Any suggestions from P & S  kind ?

Canon IXUS 105
Canon IXUS 130
Canon IXUS 120 IS


----------



## Sid_gamer (Mar 23, 2011)

@himadri_sm

I suggest you to go for the Canon SX130IS it's a great cam in that budget and perfect for your needs..
I am telling you this from a personal experience as i own an SX130IS....

Cheers,
sid_gamer


----------



## choudang (Mar 25, 2011)

yu may also consider nikon 100P, can record videos, decent zoom, well featured. under 20k, yu will get 500P i suppose.


----------



## Deleted member 26636 (Mar 25, 2011)

can you recommend some websites where i can check/ purchase Cameras? I need indian Prices. thanx.


----------



## sujoyp (Mar 25, 2011)

bro u can try smartshoppers, flipkart, jjmehta.com


----------



## Sid_gamer (Mar 25, 2011)

A bit off-topic but can anyone suggest me a good Tripod for my Canon SX130IS ??


----------



## am·nesiac (Mar 27, 2011)

*Please suggest me a digi cam within Rs. 10,000. My pref. is good picture quality, high resolution, handy pocketable and for non professional 

Thank you.*


----------



## sujoyp (Mar 27, 2011)

am·nesiac said:


> *Please suggest me a digi cam within Rs. 10,000. My pref. is good picture quality, high resolution, handy pocketable and for non professional
> 
> Thank you.*



Get sony H55 or Wx1 ...both in your budget and very good at that price


----------



## am·nesiac (Mar 27, 2011)

sujoyp said:


> Get sony H55 or Wx1 ...both in your budget and very good at that price




*Thanks Buddy!*


----------



## NikhilVerma (Apr 13, 2011)

Sid_gamer said:


> A bit off-topic but can anyone suggest me a good Tripod for my Canon SX130IS ??

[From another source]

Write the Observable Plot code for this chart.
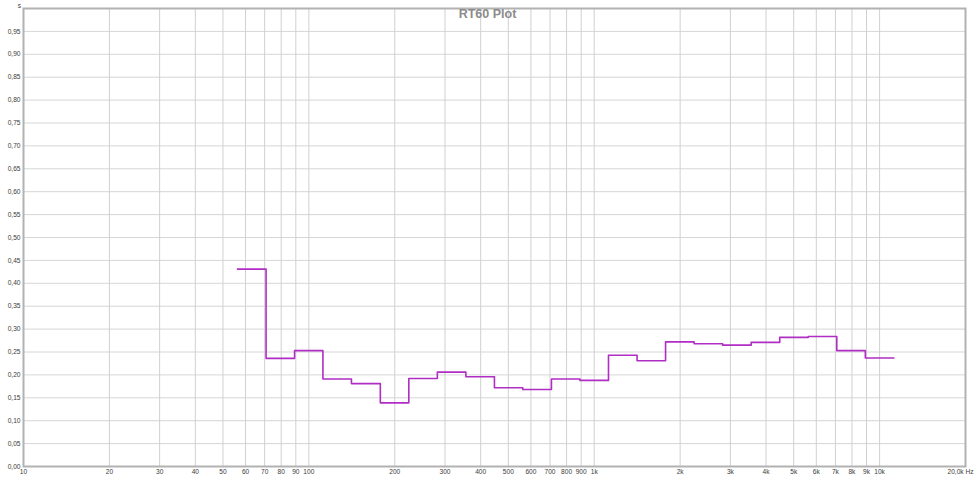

Any simple tripod from this page would do for that camera.

SLIK CORPORATION - The most copied line of tripods today


----------



## Sounava (Apr 14, 2011)

Sid_gamer said:


> A bit off-topic but can anyone suggest me a good Tripod for my Canon SX130IS ??


For such a small and light weight camera, even the Simpex 333 will do, which costs around 500 bucks.


----------



## Sid_gamer (Apr 15, 2011)

@NikhilVerma and @Sounava
Thanks guys, I will see which Tripod is VFM and then buy it from what you people have suggested...


----------